The Importance of a Personal Property List
When she reached her 70s, mom made a list of everything of value in her house. The list was on pages of yellow legal paper, penned with her (ahem) unusual cursive.
As she grew older, and a bit more forgetful, she made the same list several more times, and tucked away each copy in a different drawer. After she passed away, we uncovered them. My sister and I kidded about it, but mom meant well. She made our lives easier when we went to settle her estate.
Do you have a list? If you don't, get started now. You'll have the confidence that your wishes will be honored after you are gone.
In addition to family treasures and personal possessions, you'll want to add details to help your loved ones settle your estate per your wishes. Although not exhaustive, this list of personal property inventory is a start to what you should include.

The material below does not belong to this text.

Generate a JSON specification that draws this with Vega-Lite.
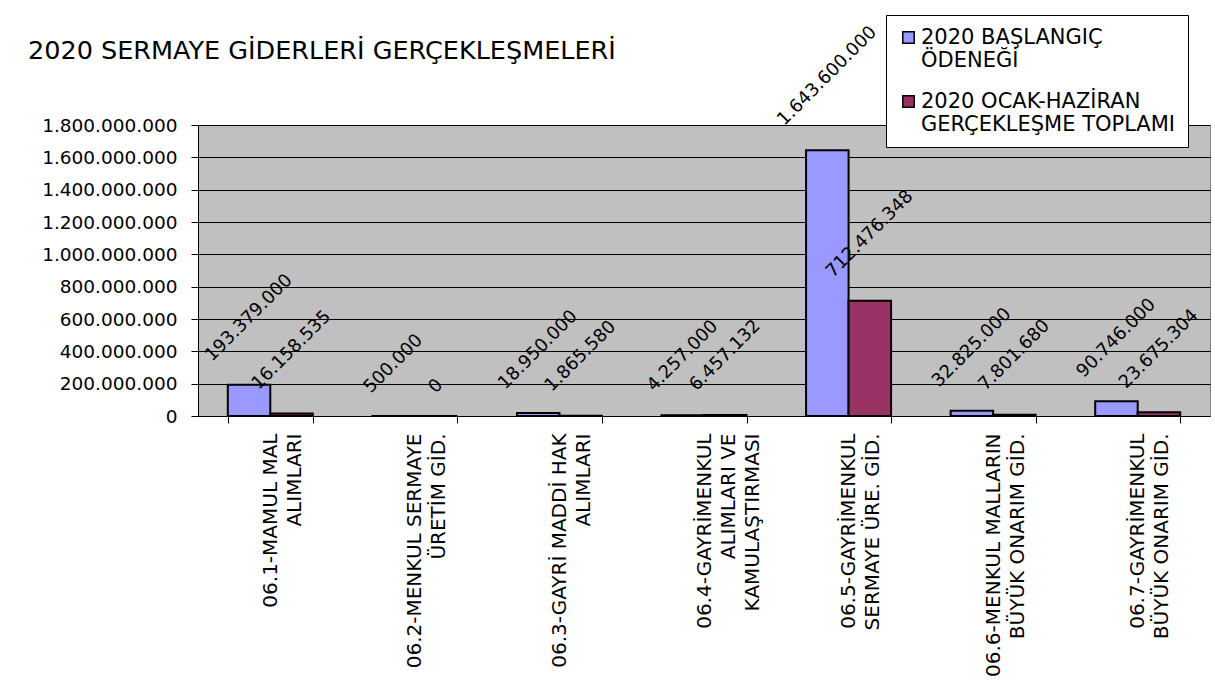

1. Financial accounts, with account #s, approximate amounts and contacts
2. Income sources (Social Security, annuities, pensions, etc.)
4. Insurance policies
5. Estate planning documents
6. Tax returns
7. Automated payments and inflows
8. Important contacts, including professionals, friends and spiritual leaders
10. Personal possessions that matter
11. Location of key documents (Social Security card, drivers license, passport, etc.)
12. Wishes/instructions not in your will or trust
This list won't take you more than a couple of hours to create. Your family will breathe a sigh of relief. So will the companies which make yellow legal pads.